Use controls take two forms, software-level controls and access-level controls. As the name suggests, use controls limit how an end-user can leverage the AI model. For example, the careful design of an AI system could reduce bias and misuse with no need to vet the end-use case. In conjunction with software-level controls, the developer can utilize an application programming interface (API) or user interface to limit who and how frequently a model is accessed. This allows the controlling party to grant or revoke access to the model.

Modification and Reproduction Controls

Modification and reproduction controls aim to limit how much of the model the end-user could change or reproduce. For example, developers may opt to keep the source code proprietary (instead of open-source). This makes it harder to modify but may have other implications within the AI ethics domain. Additionally, a developer may implement sophisticated cybersecurity defenses to limit modification and reproduction. However, as demonstrated in my previous research summary, black-box models are still highly susceptible to adversarial attacks, especially reproduction attacks.

Selective Disclosure

Selective disclosure in SCA builds off the concept of structured transparency. According to Shevlane, structured transparency “involves finding mechanisms, both technical and social, for granting access to certain pieces of information while keeping others private.” SCA takes this concept further by “governing what somebody can and cannot do with an AI system.” As the author points out, selective disclosure works well for the governance of data such as personally identifiable information. Still, it does not work well for dual-use technologies such as model code, which is both information and a tool.

Microsoft’s DialoGPT illustrates this issue. Researchers were concerned about the inappropriate use of the model and therefore withheld an essential piece of code from the open-sourced codebase. This does not solve the issue as the model is rendered useless, or end-users can find a substitute for the missing code and have full access to the model. In summation, “The lesson is that the developer cannot selectively filter the informational content of the software in a way that neatly discriminates between uses.” Researchers aimed to limit the use of the tool while providing access to the information. Such a strategy was unsuccessful due to the dual-use technological nature of the model and its code. Selective disclosure does not seem to be a viable control mechanism.

Implementation of SCA

The author differentiates different SCA mechanisms based on the deployment method of the model, local or cloud-based. Controls on local deployment are complicated to enforce. For example, a developer could use a licensing system to control who uses the product though this is easily circumvented and harder to implement at scale.
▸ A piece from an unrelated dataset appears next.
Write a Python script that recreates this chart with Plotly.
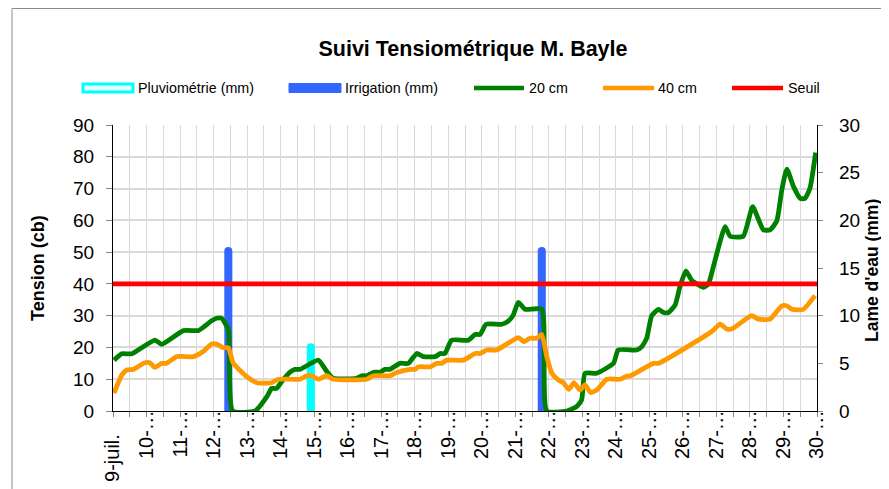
import plotly.graph_objects as go

# ---------------- DATA ----------------
# x values: day of July (fractional = time of day)
jours_ticks = list(range(9, 31))
tick_labels = ["9-juil.\u2003\u2009"] + [f"{d}-…" for d in range(10, 31)]

x_20cm = [9.03, 9.26, 9.56, 10.25, 10.45, 11.10, 11.54, 11.69, 11.94, 12.09, 12.24, 12.44,
          12.57, 13.24, 13.59, 13.73, 13.88, 14.03, 14.28, 14.43, 14.58, 15.12, 15.38, 15.57,
          16.27, 16.42, 16.57, 16.77, 16.97, 17.11, 17.26, 17.56, 17.81, 18.06, 18.26, 18.61,
          18.76, 18.90, 19.10, 19.60, 19.80, 19.95, 20.13, 20.60, 20.79, 20.94, 21.09, 21.29,
          21.79, 21.94, 22.54, 22.83, 22.98, 23.08, 23.43, 23.93, 24.07, 24.62, 24.77, 24.92,
          25.07, 25.27, 25.42, 25.57, 25.77, 25.91, 26.09, 26.26, 26.61, 26.76, 26.96, 27.26,
          27.41, 27.80, 28.08, 28.28, 28.40, 28.60, 28.80, 28.95, 29.10, 29.30, 29.50, 29.64,
          29.79, 29.96]
tension_20cm = [16.0, 18.0, 18.0, 22.3, 21.0, 25.3, 25.3, 26.3, 28.4, 29.2, 29.2, 25.5,
                0.0, 0.0, 4.5, 7.1, 7.1, 9.2, 12.2, 13.1, 13.1, 16.0, 12.4, 10.3,
                10.3, 11.1, 11.1, 12.2, 12.2, 13.1, 13.1, 15.0, 15.0, 18.1, 17.1, 17.1,
                18.1, 18.1, 22.3, 22.3, 24.1, 24.1, 27.3, 27.3, 28.3, 30.2, 34.2, 32.0,
                32.0, 0.0, 0.0, 1.4, 3.5, 11.9, 11.9, 15.0, 19.2, 19.2, 20.2, 22.9,
                30.0, 32.0, 31.0, 31.0, 33.4, 39.1, 44.1, 41.2, 38.9, 40.0, 47.5, 58.0,
                55.0, 55.0, 64.3, 59.6, 57.0, 57.0, 59.8, 69.5, 76.1, 70.6, 66.9, 66.9,
                70.1, 81.3]

x_40cm = [9.03, 9.26, 9.41, 9.61, 9.95, 10.10, 10.25, 10.45, 10.60, 10.90, 11.40, 11.69,
          11.94, 12.09, 12.29, 12.44, 12.59, 12.99, 13.29, 13.73, 13.93, 14.58, 14.78, 14.92,
          15.12, 15.38, 15.57, 16.57, 16.77, 17.26, 17.46, 17.86, 18.01, 18.11, 18.46, 18.66,
          18.80, 18.95, 19.45, 19.80, 19.95, 20.15, 20.44, 21.09, 21.26, 21.44, 21.64, 21.79,
          21.94, 22.09, 22.28, 22.43, 22.60, 22.75, 22.93, 23.08, 23.25, 23.43, 23.73, 24.13,
          24.33, 24.42, 25.12, 25.27, 26.86, 27.11, 27.31, 27.46, 28.05, 28.25, 28.60, 28.95,
          29.10, 29.25, 29.59, 29.94]
tension_40cm = [5.6, 11.3, 12.9, 13.1, 15.2, 15.2, 13.7, 15.0, 15.0, 17.1, 17.1, 18.7,
                21.1, 21.1, 19.9, 19.9, 15.0, 10.8, 8.9, 8.9, 10.0, 10.0, 11.1, 11.1,
                10.0, 11.1, 10.0, 10.0, 11.1, 11.1, 12.1, 13.1, 13.1, 13.9, 13.9, 15.0,
                15.0, 16.0, 16.0, 18.1, 18.1, 19.2, 19.2, 23.1, 21.8, 22.9, 22.9, 24.1,
                17.1, 11.9, 9.8, 8.9, 6.8, 8.9, 6.6, 8.2, 5.8, 6.6, 10.0, 10.0,
                11.0, 11.0, 15.0, 15.0, 25.0, 27.3, 25.8, 25.8, 30.0, 28.9, 28.9, 33.1,
                33.1, 32.0, 32.0, 36.3]

x_seuil = [9, 30]
seuil = [40, 40]

x_irrigation = [12.44, 21.79]
irrigation_mm = [17.2, 17.2]

x_pluvio = [14.90]
pluvio_mm = [7.1]

# ---------------- STYLE / LAYOUT ----------------
# page body has an 8 px margin, so the figure is drawn from (8, 8) in the window
OFF = 8
WIN_W, WIN_H = 889, 489
W, H = WIN_W - OFF, WIN_H - OFF
L, R, T, B = 113, 817, 125, 411          # plot box in window pixels
FONT = "Liberation Sans, Arial, sans-serif"
GREEN, ORANGE, RED = "#008000", "#FF9900", "#FF0000"
BLUE, CYAN = "#3366FF", "#00FFFF"
GRID = "#D9D9D9"


def px(xp):
    return (xp - L) / (R - L)


def py(yp):
    return (B - yp) / (B - T)


fig = go.Figure()

# bars on primary y (mm, right side)
fig.add_trace(go.Bar(x=x_pluvio, y=pluvio_mm, width=0.24, name="Pluviométrie (mm)",
                     marker=dict(color=CYAN, line=dict(width=0), cornerradius=4),
                     yaxis="y", showlegend=False))
fig.add_trace(go.Bar(x=x_irrigation, y=irrigation_mm, width=0.24, name="Irrigation (mm)",
                     marker=dict(color=BLUE, line=dict(width=0), cornerradius=4),
                     yaxis="y", showlegend=False))

# lines on overlaying y2 (cb, left side)
fig.add_trace(go.Scatter(x=x_20cm, y=tension_20cm, mode="lines", name="20 cm",
                         line=dict(color=GREEN, width=4.8, shape="spline", smoothing=0.5),
                         yaxis="y2", showlegend=False))
fig.add_trace(go.Scatter(x=x_40cm, y=tension_40cm, mode="lines", name="40 cm",
                         line=dict(color=ORANGE, width=4.8, shape="spline", smoothing=0.5),
                         yaxis="y2", showlegend=False))
fig.add_trace(go.Scatter(x=x_seuil, y=seuil, mode="lines", name="Seuil",
                         line=dict(color=RED, width=4.8), yaxis="y2", showlegend=False))

fig.update_layout(
    width=W, height=H, autosize=False,
    margin=dict(l=L - OFF, r=WIN_W - R, t=T - OFF, b=WIN_H - B, pad=0),
    paper_bgcolor="white", plot_bgcolor="white",
    font=dict(family=FONT, size=19, color="black"),
    barmode="overlay",
    title=dict(text="<b>Suivi Tensiométrique M. Bayle</b>", x=(473 - OFF) / W, xanchor="center",
               y=1 - (48 - OFF) / H, yanchor="middle", font=dict(size=21.5, family=FONT)),
    xaxis=dict(range=[9, 30], tickmode="array", tickvals=jours_ticks, ticktext=tick_labels,
               tickangle=-90, showline=True, linecolor="black", linewidth=1.3,
               ticks="outside", ticklen=5, tickcolor="#888888",
               ticklabelstandoff=-15, automargin=False,
               showgrid=True, gridcolor=GRID, gridwidth=1,
               minor=dict(dtick=0.5, tick0=9, showgrid=True, gridcolor=GRID,
                          ticks="outside", ticklen=5, tickcolor="#888888"),
               zeroline=False, tickfont=dict(size=20)),
    yaxis=dict(range=[0, 30], dtick=5, side="right", showgrid=False, zeroline=False,
               showline=True, linecolor="black", linewidth=1.3, automargin=False,
               ticks="outside", ticklen=5, tickcolor="#888888",
               ticklabelstandoff=12, tickfont=dict(size=19)),
    yaxis2=dict(range=[0, 90], dtick=10, side="left", overlaying="y", anchor="x",
                showgrid=True, gridcolor=GRID, gridwidth=1.5, zeroline=False,
                showline=True, linecolor="black", linewidth=1.3, automargin=False,
                ticks="outside", ticklen=6, tickcolor="#888888",
                ticklabelstandoff=8, tickfont=dict(size=19)),
)

# axis titles
fig.add_annotation(text="<b>Tension (cb)</b>", xref="paper", yref="paper",
                   x=px(38), y=py(268), textangle=-90, showarrow=False,
                   font=dict(size=18), xanchor="center", yanchor="middle")
fig.add_annotation(text="<b>Lame d'eau (mm)</b>", xref="paper", yref="paper",
                   x=px(872), y=py(271), textangle=-90, showarrow=False,
                   font=dict(size=17.5), xanchor="center", yanchor="middle")

# outer chart border (top edge at the top of the figure)
fig.add_shape(type="rect", xref="paper", yref="paper", x0=px(12), y0=py(8.5), x1=px(900),
              y1=py(500), line=dict(color="#8C8C8C", width=1), fillcolor="rgba(0,0,0,0)",
              layer="below")

# manual legend
leg_y = 88
fig.add_shape(type="rect", xref="paper", yref="paper", x0=px(83), x1=px(133),
              y0=py(leg_y - 4), y1=py(leg_y + 4), line=dict(color=CYAN, width=3),
              fillcolor="#DDFFFF")
fig.add_shape(type="rect", xref="paper", yref="paper", x0=px(289), x1=px(341),
              y0=py(leg_y - 4.5), y1=py(leg_y + 4.5), line=dict(color=BLUE, width=1),
              fillcolor=BLUE)
for x0, x1, col in [(474, 524, GREEN), (603, 654, ORANGE), (732, 783, RED)]:
    fig.add_shape(type="line", xref="paper", yref="paper", x0=px(x0), x1=px(x1),
                  y0=py(leg_y), y1=py(leg_y), line=dict(color=col, width=4.5))
for xt, txt in [(136, "Pluviométrie (mm)"), (343, "Irrigation (mm)"), (527, "20 cm"),
                (656, "40 cm"), (786, "Seuil")]:
    fig.add_annotation(text=txt, xref="paper", yref="paper", x=px(xt), y=py(leg_y),
                       xanchor="left", yanchor="middle", showarrow=False,
                       font=dict(size=14.3))

fig.write_html("out.html")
Controlling for modification and reproduction is additionally very difficult to police. Developers could build in piracy controls, deep-learning specific encryption, or embed the software on particular hardware. While each of these might make reproduction and modification less accessible, a well-motivated adversary may be able to break these controls.

Cloud-based deployment is far more secure. Software-level use controls excel with cloud-based models. Developers can give various levels of access to end-users and easily restrict control on a case-by-case basis. Cloud-based environments enable easier monitoring of the use of the model. Modification and reproduction controls are also more easily implemented in a cloud environment. On one end of the spectrum, developers could wholly restrict access to the model code and parameters while implementing access quotas to curb model stealing. On the other end, developers could give complete access to end-users. Cloud-based deployment provides greater granularity and flexibility in controlling access to a given model.

Other Considerations

The author points to an apparent weakness of SCA that inherently, SCA pushes power into the hands of AI developers. It is imperative to consider SCA as part of a larger governance strategy. Organizations could use SCA to comply with future government regulations. When combined with effective policy, centralization of power is of less concern.

Between the lines

Access control remains an essential question in AI safety. SCA is one potential method for ensuring the appropriate use of AI technologies. Ultimately, access control will likely take numerous shapes and sizes, with SCA being one part of the overarching solution. Cloud-based SCA seems like a promising control method given its flexibility to address several access regimes. A crucial part of this control mechanism is the ability of developers to collect and analyze use data. This may be a significant issue in a scenario where there are potentially hundreds of thousands of end-users. Developers must understand how end-users are using their platform and be able to detect inappropriate behaviors (think fraud detection for AI models). If developers can accurately and quickly identify fraudulent behavior, SCA has significant potential, especially when paired with other effective governance interventions (i.e., policy). At present, access control appears to come at the cost of transparency; it is vital to implement a mechanism that treats these as complementary.